===== Records for the task =====

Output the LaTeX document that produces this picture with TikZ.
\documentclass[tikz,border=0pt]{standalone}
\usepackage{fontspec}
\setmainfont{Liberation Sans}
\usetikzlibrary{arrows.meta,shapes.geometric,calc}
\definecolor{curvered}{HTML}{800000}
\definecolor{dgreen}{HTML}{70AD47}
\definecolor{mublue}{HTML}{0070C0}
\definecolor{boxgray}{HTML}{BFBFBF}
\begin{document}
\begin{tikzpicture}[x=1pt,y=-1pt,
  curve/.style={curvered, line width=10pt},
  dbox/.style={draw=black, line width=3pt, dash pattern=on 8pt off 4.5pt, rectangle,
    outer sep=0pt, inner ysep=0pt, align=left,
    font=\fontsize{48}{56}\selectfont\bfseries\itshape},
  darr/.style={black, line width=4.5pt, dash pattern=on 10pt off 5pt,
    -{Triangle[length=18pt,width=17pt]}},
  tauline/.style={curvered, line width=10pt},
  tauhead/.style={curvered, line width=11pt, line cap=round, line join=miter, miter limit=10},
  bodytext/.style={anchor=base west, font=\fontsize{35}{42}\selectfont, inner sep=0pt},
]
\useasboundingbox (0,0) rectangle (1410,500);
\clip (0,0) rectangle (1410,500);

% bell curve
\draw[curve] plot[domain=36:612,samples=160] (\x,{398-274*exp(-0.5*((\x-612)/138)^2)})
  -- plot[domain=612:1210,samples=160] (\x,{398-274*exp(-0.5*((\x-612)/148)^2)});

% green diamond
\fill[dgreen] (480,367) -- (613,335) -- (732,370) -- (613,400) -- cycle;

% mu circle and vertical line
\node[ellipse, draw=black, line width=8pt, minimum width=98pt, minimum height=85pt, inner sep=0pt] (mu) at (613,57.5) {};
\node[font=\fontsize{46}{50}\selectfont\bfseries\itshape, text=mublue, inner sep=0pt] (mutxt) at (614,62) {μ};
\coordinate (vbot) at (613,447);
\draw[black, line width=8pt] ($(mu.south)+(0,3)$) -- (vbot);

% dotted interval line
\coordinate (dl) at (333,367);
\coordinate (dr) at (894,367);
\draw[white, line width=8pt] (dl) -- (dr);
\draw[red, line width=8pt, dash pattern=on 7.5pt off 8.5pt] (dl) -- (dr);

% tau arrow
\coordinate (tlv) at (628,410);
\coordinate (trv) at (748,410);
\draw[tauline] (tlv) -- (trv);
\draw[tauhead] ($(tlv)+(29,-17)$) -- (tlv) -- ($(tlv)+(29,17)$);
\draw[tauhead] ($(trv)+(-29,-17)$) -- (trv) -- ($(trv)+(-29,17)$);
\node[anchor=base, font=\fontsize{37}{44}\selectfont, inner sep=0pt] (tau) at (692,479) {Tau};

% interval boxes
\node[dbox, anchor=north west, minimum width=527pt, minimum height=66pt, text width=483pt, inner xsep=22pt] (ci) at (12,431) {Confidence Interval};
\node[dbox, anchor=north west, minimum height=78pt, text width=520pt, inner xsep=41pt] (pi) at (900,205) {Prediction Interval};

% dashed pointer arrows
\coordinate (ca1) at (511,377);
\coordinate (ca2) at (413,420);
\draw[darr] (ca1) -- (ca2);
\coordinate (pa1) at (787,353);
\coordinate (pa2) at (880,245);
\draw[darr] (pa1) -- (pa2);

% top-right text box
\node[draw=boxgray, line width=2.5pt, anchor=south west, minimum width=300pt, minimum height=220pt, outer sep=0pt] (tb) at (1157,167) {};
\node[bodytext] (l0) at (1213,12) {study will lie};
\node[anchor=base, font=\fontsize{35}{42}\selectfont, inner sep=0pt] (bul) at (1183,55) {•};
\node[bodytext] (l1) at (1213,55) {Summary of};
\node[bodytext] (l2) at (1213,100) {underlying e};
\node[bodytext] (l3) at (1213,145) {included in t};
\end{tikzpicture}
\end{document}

=====
===== Records for the task =====

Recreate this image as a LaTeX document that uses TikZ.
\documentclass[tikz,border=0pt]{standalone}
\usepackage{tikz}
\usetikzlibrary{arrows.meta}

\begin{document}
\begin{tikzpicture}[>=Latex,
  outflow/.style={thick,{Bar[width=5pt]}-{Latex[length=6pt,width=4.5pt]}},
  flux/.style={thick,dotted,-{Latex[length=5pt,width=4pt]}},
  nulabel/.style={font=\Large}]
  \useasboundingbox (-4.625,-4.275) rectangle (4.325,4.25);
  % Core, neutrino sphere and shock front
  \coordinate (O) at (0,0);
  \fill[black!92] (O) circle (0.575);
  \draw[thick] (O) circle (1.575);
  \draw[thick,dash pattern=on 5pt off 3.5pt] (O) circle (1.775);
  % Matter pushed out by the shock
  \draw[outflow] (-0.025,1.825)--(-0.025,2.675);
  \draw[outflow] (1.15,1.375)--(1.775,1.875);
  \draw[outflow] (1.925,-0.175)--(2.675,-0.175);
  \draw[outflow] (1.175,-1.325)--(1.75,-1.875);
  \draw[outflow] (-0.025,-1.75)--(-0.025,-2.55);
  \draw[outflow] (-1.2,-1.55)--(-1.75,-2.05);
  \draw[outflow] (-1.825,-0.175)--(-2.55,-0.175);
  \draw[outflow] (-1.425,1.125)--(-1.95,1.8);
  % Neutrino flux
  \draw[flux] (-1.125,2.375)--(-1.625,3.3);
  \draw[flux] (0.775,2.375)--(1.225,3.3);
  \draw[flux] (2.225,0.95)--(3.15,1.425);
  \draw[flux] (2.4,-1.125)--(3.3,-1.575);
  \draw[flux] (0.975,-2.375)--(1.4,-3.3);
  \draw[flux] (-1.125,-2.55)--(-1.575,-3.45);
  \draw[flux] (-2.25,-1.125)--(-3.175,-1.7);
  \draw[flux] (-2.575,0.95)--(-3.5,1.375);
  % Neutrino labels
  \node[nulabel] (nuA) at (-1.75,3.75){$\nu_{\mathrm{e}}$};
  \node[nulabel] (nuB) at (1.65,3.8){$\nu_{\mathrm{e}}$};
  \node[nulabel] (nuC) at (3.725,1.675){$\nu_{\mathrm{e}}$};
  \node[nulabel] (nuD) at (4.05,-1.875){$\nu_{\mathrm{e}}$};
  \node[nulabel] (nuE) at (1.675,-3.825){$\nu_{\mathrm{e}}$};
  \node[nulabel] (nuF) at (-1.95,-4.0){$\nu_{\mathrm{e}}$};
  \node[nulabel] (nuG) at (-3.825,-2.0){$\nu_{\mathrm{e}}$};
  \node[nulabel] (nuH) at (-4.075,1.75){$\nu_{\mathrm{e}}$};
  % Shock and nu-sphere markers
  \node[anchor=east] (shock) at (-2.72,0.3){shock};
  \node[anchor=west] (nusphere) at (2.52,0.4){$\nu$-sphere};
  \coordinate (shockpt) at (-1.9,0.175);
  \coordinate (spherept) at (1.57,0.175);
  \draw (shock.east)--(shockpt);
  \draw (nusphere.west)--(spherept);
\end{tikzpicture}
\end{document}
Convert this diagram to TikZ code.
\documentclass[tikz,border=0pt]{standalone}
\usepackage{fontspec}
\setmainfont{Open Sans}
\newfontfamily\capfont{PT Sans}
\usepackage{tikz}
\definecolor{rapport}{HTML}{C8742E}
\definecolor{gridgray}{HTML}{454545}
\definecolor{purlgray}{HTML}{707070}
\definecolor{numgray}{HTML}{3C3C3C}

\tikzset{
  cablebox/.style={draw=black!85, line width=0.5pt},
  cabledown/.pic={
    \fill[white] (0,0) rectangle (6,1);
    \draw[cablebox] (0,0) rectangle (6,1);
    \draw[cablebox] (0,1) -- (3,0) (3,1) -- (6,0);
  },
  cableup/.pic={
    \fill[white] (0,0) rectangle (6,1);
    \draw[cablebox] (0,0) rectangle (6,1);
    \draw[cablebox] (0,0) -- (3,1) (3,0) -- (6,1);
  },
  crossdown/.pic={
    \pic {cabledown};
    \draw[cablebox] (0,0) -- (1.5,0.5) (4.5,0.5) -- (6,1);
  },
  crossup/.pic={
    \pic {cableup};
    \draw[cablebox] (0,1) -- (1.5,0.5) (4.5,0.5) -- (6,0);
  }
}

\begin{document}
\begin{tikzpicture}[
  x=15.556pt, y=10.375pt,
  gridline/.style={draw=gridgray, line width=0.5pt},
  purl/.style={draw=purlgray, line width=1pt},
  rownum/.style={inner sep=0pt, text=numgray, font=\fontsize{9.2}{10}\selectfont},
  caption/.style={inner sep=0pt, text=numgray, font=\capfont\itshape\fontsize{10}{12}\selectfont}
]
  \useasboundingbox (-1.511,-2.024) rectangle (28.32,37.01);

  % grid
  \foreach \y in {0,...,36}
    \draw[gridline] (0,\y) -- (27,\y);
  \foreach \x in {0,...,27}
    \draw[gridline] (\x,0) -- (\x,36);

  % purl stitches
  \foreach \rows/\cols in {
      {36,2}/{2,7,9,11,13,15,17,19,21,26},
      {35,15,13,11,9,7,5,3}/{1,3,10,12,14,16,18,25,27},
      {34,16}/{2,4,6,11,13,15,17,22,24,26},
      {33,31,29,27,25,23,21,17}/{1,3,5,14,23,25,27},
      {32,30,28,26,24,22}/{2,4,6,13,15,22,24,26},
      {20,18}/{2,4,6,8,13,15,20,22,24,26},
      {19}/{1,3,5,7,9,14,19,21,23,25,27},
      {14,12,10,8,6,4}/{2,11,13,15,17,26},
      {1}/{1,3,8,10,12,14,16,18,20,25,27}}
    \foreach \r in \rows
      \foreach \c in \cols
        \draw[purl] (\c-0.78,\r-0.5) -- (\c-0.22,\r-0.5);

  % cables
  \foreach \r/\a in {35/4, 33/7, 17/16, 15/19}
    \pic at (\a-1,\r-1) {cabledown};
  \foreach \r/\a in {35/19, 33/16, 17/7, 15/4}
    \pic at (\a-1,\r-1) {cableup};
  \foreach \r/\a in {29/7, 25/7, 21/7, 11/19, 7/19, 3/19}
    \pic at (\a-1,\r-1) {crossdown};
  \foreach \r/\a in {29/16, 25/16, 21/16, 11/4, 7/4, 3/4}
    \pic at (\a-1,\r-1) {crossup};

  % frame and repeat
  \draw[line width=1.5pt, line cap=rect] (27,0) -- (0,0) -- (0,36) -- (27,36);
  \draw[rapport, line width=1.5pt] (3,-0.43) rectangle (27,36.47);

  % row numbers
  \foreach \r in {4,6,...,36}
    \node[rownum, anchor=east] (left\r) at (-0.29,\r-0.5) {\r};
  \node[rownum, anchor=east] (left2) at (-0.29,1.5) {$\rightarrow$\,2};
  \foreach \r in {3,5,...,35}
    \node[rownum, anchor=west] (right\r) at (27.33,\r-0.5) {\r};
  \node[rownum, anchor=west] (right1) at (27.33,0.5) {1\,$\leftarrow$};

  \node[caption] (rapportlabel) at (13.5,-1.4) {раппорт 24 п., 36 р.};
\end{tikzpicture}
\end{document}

=====
===== Records for the task =====

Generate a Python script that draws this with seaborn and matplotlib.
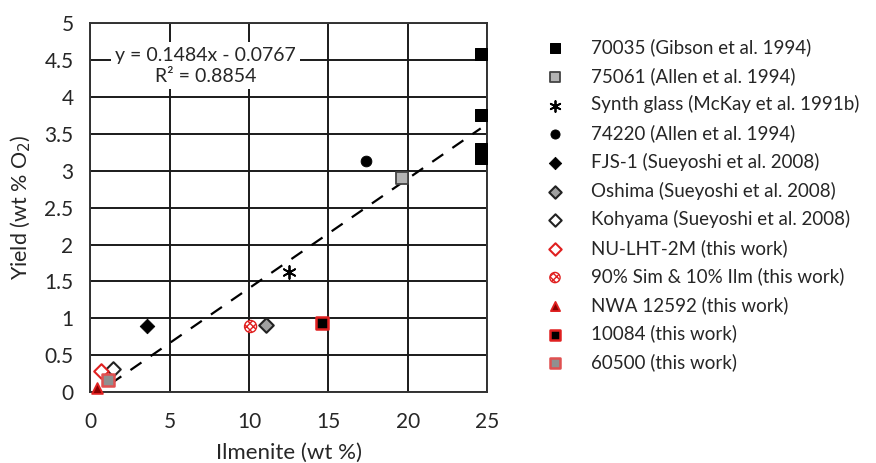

=====

### The problem
Repeat, character for character, the lines of the material above from the line with "Output the LaTeX" through the line with "8.5pt] (dl) -- (dr);".

### Task solution
Output the LaTeX document that produces this picture with TikZ.
\documentclass[tikz,border=0pt]{standalone}
\usepackage{fontspec}
\setmainfont{Liberation Sans}
\usetikzlibrary{arrows.meta,shapes.geometric,calc}
\definecolor{curvered}{HTML}{800000}
\definecolor{dgreen}{HTML}{70AD47}
\definecolor{mublue}{HTML}{0070C0}
\definecolor{boxgray}{HTML}{BFBFBF}
\begin{document}
\begin{tikzpicture}[x=1pt,y=-1pt,
  curve/.style={curvered, line width=10pt},
  dbox/.style={draw=black, line width=3pt, dash pattern=on 8pt off 4.5pt, rectangle,
    outer sep=0pt, inner ysep=0pt, align=left,
    font=\fontsize{48}{56}\selectfont\bfseries\itshape},
  darr/.style={black, line width=4.5pt, dash pattern=on 10pt off 5pt,
    -{Triangle[length=18pt,width=17pt]}},
  tauline/.style={curvered, line width=10pt},
  tauhead/.style={curvered, line width=11pt, line cap=round, line join=miter, miter limit=10},
  bodytext/.style={anchor=base west, font=\fontsize{35}{42}\selectfont, inner sep=0pt},
]
\useasboundingbox (0,0) rectangle (1410,500);
\clip (0,0) rectangle (1410,500);

% bell curve
\draw[curve] plot[domain=36:612,samples=160] (\x,{398-274*exp(-0.5*((\x-612)/138)^2)})
  -- plot[domain=612:1210,samples=160] (\x,{398-274*exp(-0.5*((\x-612)/148)^2)});

% green diamond
\fill[dgreen] (480,367) -- (613,335) -- (732,370) -- (613,400) -- cycle;

% mu circle and vertical line
\node[ellipse, draw=black, line width=8pt, minimum width=98pt, minimum height=85pt, inner sep=0pt] (mu) at (613,57.5) {};
\node[font=\fontsize{46}{50}\selectfont\bfseries\itshape, text=mublue, inner sep=0pt] (mutxt) at (614,62) {μ};
\coordinate (vbot) at (613,447);
\draw[black, line width=8pt] ($(mu.south)+(0,3)$) -- (vbot);

% dotted interval line
\coordinate (dl) at (333,367);
\coordinate (dr) at (894,367);
\draw[white, line width=8pt] (dl) -- (dr);
\draw[red, line width=8pt, dash pattern=on 7.5pt off 8.5pt] (dl) -- (dr);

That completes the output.